His twice weekly after-school tutoring sessions were also building his reading skills. He was looking forward to a time when he could pick up a book and read it fluently. As summer approached, Alec told his mother that he wanted to take the summer off from all lessons. She was justifiably concerned that some of his hard-earned gains would be lost over the summer break.

SUMMER LEARNING LOSS

Although the summer slide can impact all students, with or without dyslexia, there is no consensus about how much learning is lost. One recent study found that the average student lost 17-34% of the prior year's learning gains (reading, math, and other subjects) during the summer, and that those who lost ground in one summer are likely to lose ground in subsequent summers.

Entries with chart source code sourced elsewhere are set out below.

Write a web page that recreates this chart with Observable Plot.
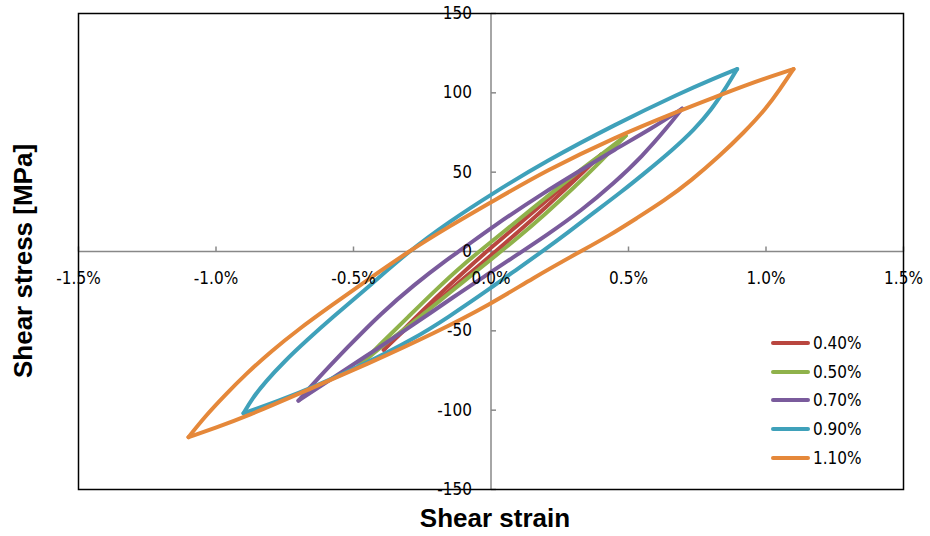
<!DOCTYPE html>
<html>
<head>
<meta charset="utf-8">
<script src="https://cdn.jsdelivr.net/npm/d3@7"></script>
<script src="https://cdn.jsdelivr.net/npm/@observablehq/plot@0.6"></script>
<style>
  html, body { margin: 0; padding: 0; background: #fff; }
  #wrap { position: relative; width: 930px; height: 536px; font-family: "Liberation Sans", Arial, sans-serif; }
  .title { position: absolute; font-weight: bold; font-size: 26px; color: #000; white-space: nowrap; line-height: 1; }
  #legend { position: absolute; left: 771px; top: 329px; font-size: 17px; color: #000; font-family: "DejaVu Sans Condensed", "DejaVu Sans", sans-serif; }
  .row { display: flex; align-items: center; height: 28.6px; }
  .sw { width: 39px; height: 4px; border-radius: 2px; margin-right: 3px; }
</style>
</head>
<body>
<div id="wrap"></div>
<script>
// Series labels and colours
const series = ["0.40%", "0.50%", "0.70%", "0.90%", "1.10%"];
const colors = ["#B9463F", "#8FB24B", "#7A5B9C", "#3FA1BA", "#E5883A"];

// Tick values
const xTicks = [-1.5, -1.0, -0.5, 0, 0.5, 1.0, 1.5];
const yTicks = [-150, -100, -50, 0, 50, 100, 150];

// Loop branches: [shear strain %, shear stress MPa]
const up040 = [[-0.39,-62],[-0.3,-46],[-0.2,-29],[-0.1,-13],[0,2.5],[0.1,17],[0.2,32],[0.3,46.5],[0.40,61]];
const lo040 = [[0.40,61],[0.3,44],[0.2,28],[0.1,12.5],[0,-2.5],[-0.1,-17],[-0.2,-32],[-0.3,-47],[-0.39,-62]];

const up050 = [[-0.48,-72],[-0.40,-58],[-0.30,-41],[-0.20,-24],[-0.10,-8],[0,6],[0.1,20],[0.2,34],[0.3,48],[0.4,61],[0.49,73]];
const lo050 = [[0.49,73],[0.40,57],[0.30,40],[0.20,24],[0.10,9],[0,-5],[-0.10,-19],[-0.20,-33],[-0.30,-47],[-0.40,-60],[-0.48,-72]];

const up070 = [[-0.70,-94],[-0.64,-82],[-0.52,-60],[-0.40,-39],[-0.28,-21],[-0.16,-5],[-0.10,2],[0,15],[0.2,38],[0.325,51],[0.447,64],[0.58,77],[0.695,90]];
const lo070 = [[0.695,90],[0.64,78],[0.55,60],[0.447,43],[0.33,26],[0.2,10],[0.095,-2],[0,-13],[-0.14,-29],[-0.28,-46],[-0.42,-62],[-0.56,-78],[-0.70,-94]];

const up090 = [[-0.90,-102],[-0.87,-93],[-0.82,-82],[-0.75,-69],[-0.67,-56],[-0.58,-42],[-0.45,-23],[-0.30,0],[-0.15,19],[0,36],[0.2,57],[0.45,80],[0.69,100],[0.81,109],[0.895,115]];
const lo090 = [[0.895,115],[0.85,102],[0.80,89],[0.74,77],[0.66,64],[0.57,51],[0.47,37],[0.37,24],[0.28,12],[0.19,0.5],[0.1,-10.5],[0,-23],[-0.16,-42],[-0.28,-55],[-0.46,-71],[-0.64,-85],[-0.77,-94],[-0.90,-102]];

const up110 = [[-1.10,-117],[-1.04,-104],[-0.97,-91],[-0.89,-77],[-0.80,-63],[-0.70,-49],[-0.58,-34],[-0.45,-18],[-0.30,0],[-0.15,16],[0,31],[0.2,51],[0.45,72],[0.69,89],[0.81,97],[0.93,105],[1.03,111],[1.10,115]];
const lo110 = [[1.10,115],[1.05,102],[1.00,90],[0.92,75],[0.83,60],[0.73,45],[0.63,32],[0.53,21],[0.43,10],[0.325,0],[0.15,-17],[0,-33],[-0.2,-51],[-0.45,-71],[-0.69,-89],[-0.89,-104],[-1.0,-111],[-1.10,-117]];

const branches = [[up040, lo040], [up050, lo050], [up070, lo070], [up090, lo090], [up110, lo110]];

const rows = [];
branches.forEach(([up, lo], i) => {
  [["up", up], ["lo", lo]].forEach(([b, pts]) => {
    pts.forEach(([x, y]) => rows.push({series: series[i], branch: series[i] + "-" + b, x, y}));
  });
});

const tickUp = {draw(ctx) { ctx.moveTo(0, 0); ctx.lineTo(0, -5); }};
const tickRight = {draw(ctx) { ctx.moveTo(0, 0); ctx.lineTo(5, 0); }};
const axisGray = "#888888";
const tickFont = '"DejaVu Sans Condensed", "DejaVu Sans", sans-serif';

const chart = Plot.plot({
  width: 930,
  height: 536,
  marginLeft: 78,
  marginRight: 27,
  marginTop: 13,
  marginBottom: 47,
  style: {fontFamily: '"Liberation Sans", Arial, sans-serif', background: "white", overflow: "visible"},
  x: {domain: [-1.5, 1.5], axis: null},
  y: {domain: [-150, 150], axis: null},
  color: {domain: series, range: colors},
  marks: [
    Plot.ruleY([0], {stroke: axisGray, strokeWidth: 1.5}),
    Plot.ruleX([0], {stroke: axisGray, strokeWidth: 1.5}),
    Plot.dot(xTicks, {x: d => d, y: 0, symbol: tickUp, fill: "none", stroke: axisGray, strokeWidth: 1.5}),
    Plot.dot(yTicks, {x: 0, y: d => d, symbol: tickRight, fill: "none", stroke: axisGray, strokeWidth: 1.5}),
    Plot.line(rows, {x: "x", y: "y", z: "branch", stroke: "series", strokeWidth: 4, curve: "basis"}),
    Plot.text(xTicks, {x: d => d, y: 0, text: d => d.toFixed(1) + "%", dy: 27, fontSize: 17, fontFamily: tickFont, fill: "#000"}),
    Plot.text(yTicks, {x: 0, y: d => d, text: d => String(d), textAnchor: "end", dx: -19, fontSize: 17, fontFamily: tickFont, fill: "#000"}),
    Plot.frame({stroke: "#000", strokeWidth: 1.5})
  ]
});

const wrap = document.getElementById("wrap");
wrap.appendChild(chart);

const xt = document.createElement("div");
xt.className = "title";
xt.textContent = "Shear strain";
xt.style.left = "495px"; xt.style.top = "518px";
xt.style.transform = "translate(-50%, -50%)";
wrap.appendChild(xt);

const yt = document.createElement("div");
yt.className = "title";
yt.textContent = "Shear stress [MPa]";
yt.style.left = "23px"; yt.style.top = "261px";
yt.style.transform = "translate(-50%, -50%) rotate(-90deg)";
wrap.appendChild(yt);

const legend = document.createElement("div");
legend.id = "legend";
series.forEach((s, i) => {
  const r = document.createElement("div");
  r.className = "row";
  const sw = document.createElement("span");
  sw.className = "sw";
  sw.style.background = colors[i];
  const t = document.createElement("span");
  t.textContent = s;
  r.appendChild(sw); r.appendChild(t);
  legend.appendChild(r);
});
wrap.appendChild(legend);
</script>
</body>
</html>
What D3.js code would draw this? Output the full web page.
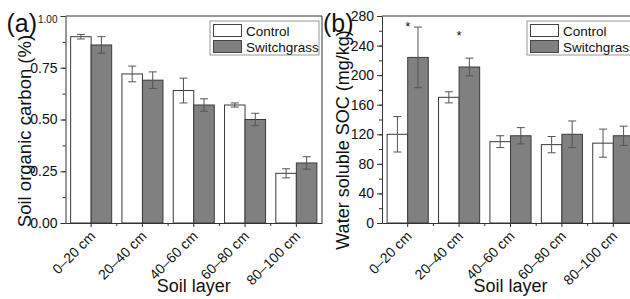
<!DOCTYPE html>
<html>
<head>
<meta charset="utf-8">
<script src="https://cdn.jsdelivr.net/npm/d3@7"></script>
<style>
  body { margin: 0; background: #fff; }
  svg { font-family: "Liberation Sans", Arial, sans-serif; }
</style>
</head>
<body>
<div id="chart"></div>
<script>
const layers = ["0\u201320 cm", "20\u201340 cm", "40\u201360 cm", "60\u201380 cm", "80\u2013100 cm"];
const seriesNames = ["Control", "Switchgrass"];

const socControl = [0.90, 0.72, 0.64, 0.57, 0.24];
const socControlErr = [0.011, 0.038, 0.06, 0.01, 0.022];
const socSwitch = [0.86, 0.69, 0.57, 0.50, 0.29];
const socSwitchErr = [0.04, 0.04, 0.03, 0.03, 0.03];

const wsocControl = [120, 170, 110, 106, 108];
const wsocControlErr = [24, 7.5, 8, 11, 19];
const wsocSwitch = [224, 211, 118, 120, 118];
const wsocSwitchErr = [41, 12, 11, 18, 13];

const starLayers = ["0\u201320 cm", "20\u201340 cm"];
const starValues = [271, 258];

const socTicks = [0, 0.25, 0.5, 0.75, 1.0];
const wsocTicks = [0, 40, 80, 120, 160, 200, 240, 280];

const colors = { Control: "#ffffff", Switchgrass: "#808080" };
const FONT = "'Liberation Sans', Arial, sans-serif";

const svg = d3.select("#chart").append("svg")
    .attr("width", 630)
    .attr("height", 299);

function drawPanel(opts) {
    const { left, right, top, bottom, yMax, ticks, minorStep, fmt,
            control, controlErr, sw, swErr, label, yTitle, yTitleX, yTitleY, yTitleSize, legendX } = opts;

    const x0 = d3.scaleBand().domain(layers).range([left, right]);
    const x1 = d3.scaleBand().domain(seriesNames).range([0, x0.bandwidth()]).paddingOuter(0.25);
    const y = d3.scaleLinear().domain([0, yMax]).range([bottom, top]);

    const g = svg.append("g");

    // frame top/right
    g.append("path")
        .attr("d", `M${left},${top}H${right}V${bottom}`)
        .attr("fill", "none").attr("stroke", "#333").attr("stroke-width", 1);

    const rows = layers.map((l, i) => ({
        layer: l,
        vals: [
            { s: "Control", v: control[i], e: controlErr[i] },
            { s: "Switchgrass", v: sw[i], e: swErr[i] }
        ]
    }));

    const grp = g.selectAll(".grp").data(rows).enter().append("g")
        .attr("transform", d => `translate(${x0(d.layer)},0)`);

    grp.selectAll("rect").data(d => d.vals).enter().append("rect")
        .attr("x", d => x1(d.s))
        .attr("y", d => y(d.v))
        .attr("width", x1.bandwidth())
        .attr("height", d => y(0) - y(d.v))
        .attr("fill", d => colors[d.s])
        .attr("stroke", "#3a3a3a")
        .attr("stroke-width", 1);

    const eb = grp.selectAll(".eb").data(d => d.vals).enter().append("g")
        .attr("stroke", "#555").attr("stroke-width", 1);
    const cx = d => x1(d.s) + x1.bandwidth() / 2;
    eb.append("line")
        .attr("x1", cx).attr("x2", cx)
        .attr("y1", d => y(d.v + d.e)).attr("y2", d => y(d.v - d.e));
    eb.append("line")
        .attr("x1", d => cx(d) - 4).attr("x2", d => cx(d) + 4)
        .attr("y1", d => y(d.v + d.e)).attr("y2", d => y(d.v + d.e));
    eb.append("line")
        .attr("x1", d => cx(d) - 4).attr("x2", d => cx(d) + 4)
        .attr("y1", d => y(d.v - d.e)).attr("y2", d => y(d.v - d.e));

    // y axis minor
    const minor = d3.range(0, yMax + 1e-9, minorStep);
    g.append("g")
        .attr("transform", `translate(${left},0)`)
        .call(d3.axisLeft(y).tickValues(minor).tickSize(3).tickFormat(""))
        .call(a => a.select(".domain").remove())
        .selectAll("line").attr("stroke", "#333");

    const yAx = g.append("g")
        .attr("class", "yaxis")
        .attr("transform", `translate(${left},0)`)
        .call(d3.axisLeft(y).tickValues(ticks).tickSize(5).tickPadding(3).tickFormat(fmt).tickSizeOuter(0));
    yAx.select(".domain").attr("stroke", "#333");
    yAx.selectAll("line").attr("stroke", "#333");
    yAx.selectAll("text").attr("font-size", 14).attr("fill", "#111")
        .attr("font-family", FONT);

    // x axis minor ticks between groups
    const mids = layers.slice(1).map(l => x0(l));
    g.append("g").selectAll("line").data(mids).enter().append("line")
        .attr("x1", d => d).attr("x2", d => d)
        .attr("y1", bottom).attr("y2", bottom + 3)
        .attr("stroke", "#333");

    const xAx = g.append("g")
        .attr("transform", `translate(0,${bottom})`)
        .call(d3.axisBottom(x0).tickSize(4).tickSizeOuter(0));
    xAx.select(".domain").attr("stroke", "#333");
    xAx.selectAll("line").attr("stroke", "#333");
    xAx.selectAll("text")
        .attr("x", 0).attr("y", 0).attr("dy", null)
        .attr("transform", "translate(5,14) rotate(-45)")
        .style("text-anchor", "end")
        .attr("font-size", 14).attr("fill", "#111")
        .attr("font-family", FONT);

    // titles
    g.append("text")
        .attr("transform", `translate(${yTitleX},${yTitleY}) rotate(-90)`)
        .attr("text-anchor", "middle")
        .attr("font-size", yTitleSize).attr("fill", "#111")
        .text(yTitle);

    g.append("text")
        .attr("x", (left + right) / 2)
        .attr("y", 292)
        .attr("text-anchor", "middle")
        .attr("font-size", 18).attr("fill", "#111")
        .text("Soil layer");

    g.append("text")
        .attr("x", left - 59).attr("y", 32)
        .attr("font-size", 25).attr("fill", "#111")
        .text(label);

    // legend
    const lg = g.append("g").attr("transform", `translate(${legendX},21)`);
    lg.append("rect").attr("x", 0).attr("y", 0).attr("width", 109).attr("height", 34)
        .attr("fill", "#fff").attr("stroke", "#999");
    seriesNames.forEach((s, i) => {
        lg.append("rect").attr("x", 3.5).attr("y", 3.5 + i * 16).attr("width", 28).attr("height", 12)
            .attr("fill", colors[s]).attr("stroke", "#444");
        lg.append("text").attr("x", 36).attr("y", 14.5 + i * 16)
            .attr("font-size", 13.5).attr("fill", "#111").text(s);
    });

    return { g, x0, y };
}

const pa = drawPanel({
    left: 65.5, right: 322, top: 16, bottom: 223, yMax: 1, ticks: socTicks, minorStep: 0.125,
    fmt: d3.format(".2f"), control: socControl, controlErr: socControlErr,
    sw: socSwitch, swErr: socSwitchErr, label: "(a)",
    yTitle: "Soil organic carbon (%)", yTitleX: 31, yTitleY: 131, yTitleSize: 18.5, legendX: 210
});

// smaller top label in panel (a)
pa.g.select(".yaxis").selectAll(".tick text").filter(d => d === 1)
    .attr("font-size", 10).attr("dy", "0.6em");

const pb = drawPanel({
    left: 382, right: 639, top: 16, bottom: 223, yMax: 280, ticks: wsocTicks, minorStep: 20,
    fmt: d3.format("d"), control: wsocControl, controlErr: wsocControlErr,
    sw: wsocSwitch, swErr: wsocSwitchErr, label: "(b)",
    yTitle: "Water soluble SOC (mg/kg)", yTitleX: 349, yTitleY: 140, yTitleSize: 18, legendX: 527
});

svg.append("g").selectAll("text").data(starLayers).enter().append("text")
    .attr("x", d => pb.x0(d) + pb.x0.bandwidth() / 2)
    .attr("y", (d, i) => pb.y(starValues[i]) + 8)
    .attr("text-anchor", "middle")
    .attr("font-size", 13).attr("fill", "#111")
    .text("*");
</script>
</body>
</html>
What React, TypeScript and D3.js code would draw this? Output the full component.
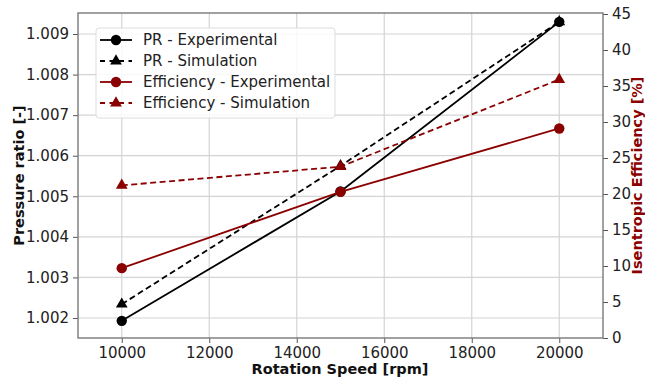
import React, { useEffect, useRef } from 'react';
import * as d3 from 'd3';

// data
const speeds = [10000, 15000, 20000];
const prExperimental = [1.00193, 1.00512, 1.0093];
const prSimulation = [1.00234, 1.00575, 1.0093];
const effExperimental = [9.7, 20.3, 29.1];
const effSimulation = [21.2, 23.8, 35.9];

const xTicks = [10000, 12000, 14000, 16000, 18000, 20000];
const prTicks = [1.002, 1.003, 1.004, 1.005, 1.006, 1.007, 1.008, 1.009];
const effTicks = [0, 5, 10, 15, 20, 25, 30, 35, 40, 45];

const legendLabels = ['PR - Experimental', 'PR - Simulation', 'Efficiency - Experimental', 'Efficiency - Simulation'];

const RED = '#8b0000';
const FONT = 'DejaVu Sans';

function App() {
	const ref = useRef<SVGSVGElement>(null);

	useEffect(() => {
		const svg = d3.select(ref.current);
		svg.selectAll('*').remove();

		const margin = { left: 78, right: 603, top: 13, bottom: 338 };

		const x = d3.scaleLinear().domain([9000, 21000]).range([margin.left, margin.right]);
		const yL = d3.scaleLinear().domain([1.001507, 1.009518]).range([margin.bottom, margin.top]);
		const yR = d3.scaleLinear().domain([0, 45.14]).range([margin.bottom, margin.top]);

		// grid
		const grid = svg.append('g');
		xTicks.forEach(t => {
			grid.append('line').attr('x1', x(t)).attr('x2', x(t)).attr('y1', margin.top).attr('y2', margin.bottom)
				.attr('stroke', '#d4d4d4').attr('stroke-width', 1.2);
		});
		prTicks.forEach(t => {
			grid.append('line').attr('x1', margin.left).attr('x2', margin.right).attr('y1', yL(t)).attr('y2', yL(t))
				.attr('stroke', '#d4d4d4').attr('stroke-width', 1.2);
		});

		// axes
		const bottomAxis = svg.append('g').attr('transform', `translate(0,${margin.bottom})`)
			.call(d3.axisBottom(x).tickValues(xTicks).tickFormat(d3.format('d')).tickSizeOuter(0).tickSize(5).tickPadding(4));
		const leftAxis = svg.append('g').attr('transform', `translate(${margin.left},0)`)
			.call(d3.axisLeft(yL).tickValues(prTicks).tickFormat(d3.format('.3f')).tickSizeOuter(0).tickSize(5).tickPadding(4));
		const rightAxis = svg.append('g').attr('transform', `translate(${margin.right},0)`)
			.call(d3.axisRight(yR).tickValues(effTicks).tickFormat(d3.format('d')).tickSizeOuter(0).tickSize(5).tickPadding(4));
		[bottomAxis, leftAxis, rightAxis].forEach(a => {
			a.selectAll('text').attr('font-family', FONT).attr('font-size', '15px').attr('fill', '#222');
			a.selectAll('line').attr('stroke', '#555');
			a.select('.domain').remove();
		});

		// frame
		svg.append('rect').attr('x', margin.left).attr('y', margin.top)
			.attr('width', margin.right - margin.left).attr('height', margin.bottom - margin.top)
			.attr('fill', 'none').attr('stroke', '#7a7a7a').attr('stroke-width', 1.4);

		// axis titles
		svg.append('text').attr('x', 340).attr('y', 374).attr('text-anchor', 'middle')
			.attr('font-family', FONT).attr('font-weight', 'bold').attr('font-size', '14.5px').attr('fill', '#111')
			.text('Rotation Speed [rpm]');
		svg.append('text').attr('transform', `translate(24,${(margin.top + margin.bottom) / 2}) rotate(-90)`)
			.attr('text-anchor', 'middle')
			.attr('font-family', FONT).attr('font-weight', 'bold').attr('font-size', '14.5px').attr('fill', '#111')
			.text('Pressure ratio [-]');
		svg.append('text').attr('transform', `translate(638,${(margin.top + margin.bottom) / 2}) rotate(-90)`)
			.attr('text-anchor', 'middle').attr('dominant-baseline', 'middle')
			.attr('font-family', FONT).attr('font-weight', 'bold').attr('font-size', '14.5px').attr('fill', RED)
			.text('Isentropic Efficiency [%]');

		const series = [
			{ vals: prExperimental, y: yL, color: '#000', dash: null, marker: 'circle' },
			{ vals: prSimulation, y: yL, color: '#000', dash: '6,3.5', marker: 'triangle' },
			{ vals: effExperimental, y: yR, color: RED, dash: null, marker: 'circle' },
			{ vals: effSimulation, y: yR, color: RED, dash: '6,3.5', marker: 'triangle' },
		];

		const circle = d3.symbol().type(d3.symbolCircle).size(85);
		const tri = d3.symbol().type(d3.symbolTriangle).size(60);

		const drawMarker = (g, mk, cx, cy, color) => {
			g.append('path').attr('d', mk === 'circle' ? circle() : tri())
				.attr('transform', `translate(${cx},${cy})`).attr('fill', color);
		};

		series.forEach(s => {
			const line = d3.line<number>().x((d, i) => x(speeds[i])).y(d => s.y(d));
			const g = svg.append('g');
			g.append('path').attr('d', line(s.vals)).attr('fill', 'none').attr('stroke', s.color)
				.attr('stroke-width', 1.8).attr('stroke-dasharray', s.dash);
			s.vals.forEach((v, i) => drawMarker(g, s.marker, x(speeds[i]), s.y(v), s.color));
		});

		// legend
		const lg = svg.append('g');
		lg.append('rect').attr('x', 96).attr('y', 28).attr('width', 239).attr('height', 90).attr('rx', 3)
			.attr('fill', 'rgba(255,255,255,0.85)').attr('stroke', '#ddd');
		legendLabels.forEach((lab, i) => {
			const s = series[i];
			const cy = 40 + i * 21;
			lg.append('line').attr('x1', 100).attr('x2', 132).attr('y1', cy).attr('y2', cy)
				.attr('stroke', s.color).attr('stroke-width', 1.8).attr('stroke-dasharray', s.dash ? '5,4.5' : null);
			drawMarker(lg, s.marker, 116, cy, s.color);
			lg.append('text').attr('x', 143).attr('y', cy).attr('dominant-baseline', 'central')
				.attr('font-family', FONT).attr('font-size', '15px').attr('fill', '#222').text(lab);
		});
	}, []);

	return (
		<svg ref={ref} width={645} height={378} style={{ position: 'absolute', left: 0, top: 0, background: '#fff' }} />
	);
}

export default App;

An earlier study found that achievement scores declined by one month's worth of school-year learning, with declines being greater for math than for reading. Another study suggested that the degree of loss depends on many factors, including household income. Some experts say that the summer slide issue is far from settled, but surveys do show that the average teacher finds it necessary to spend the first 3-6 weeks of school re-teaching content from the previous year.

For dyslexic students, when there is no summer intervention in place, the slide can be more dramatic and consequential. 

SUMMER SLUMP: Without ongoing cumulative review and lots of repetition with newly introduced reading skills, progress can stall or the student may regress.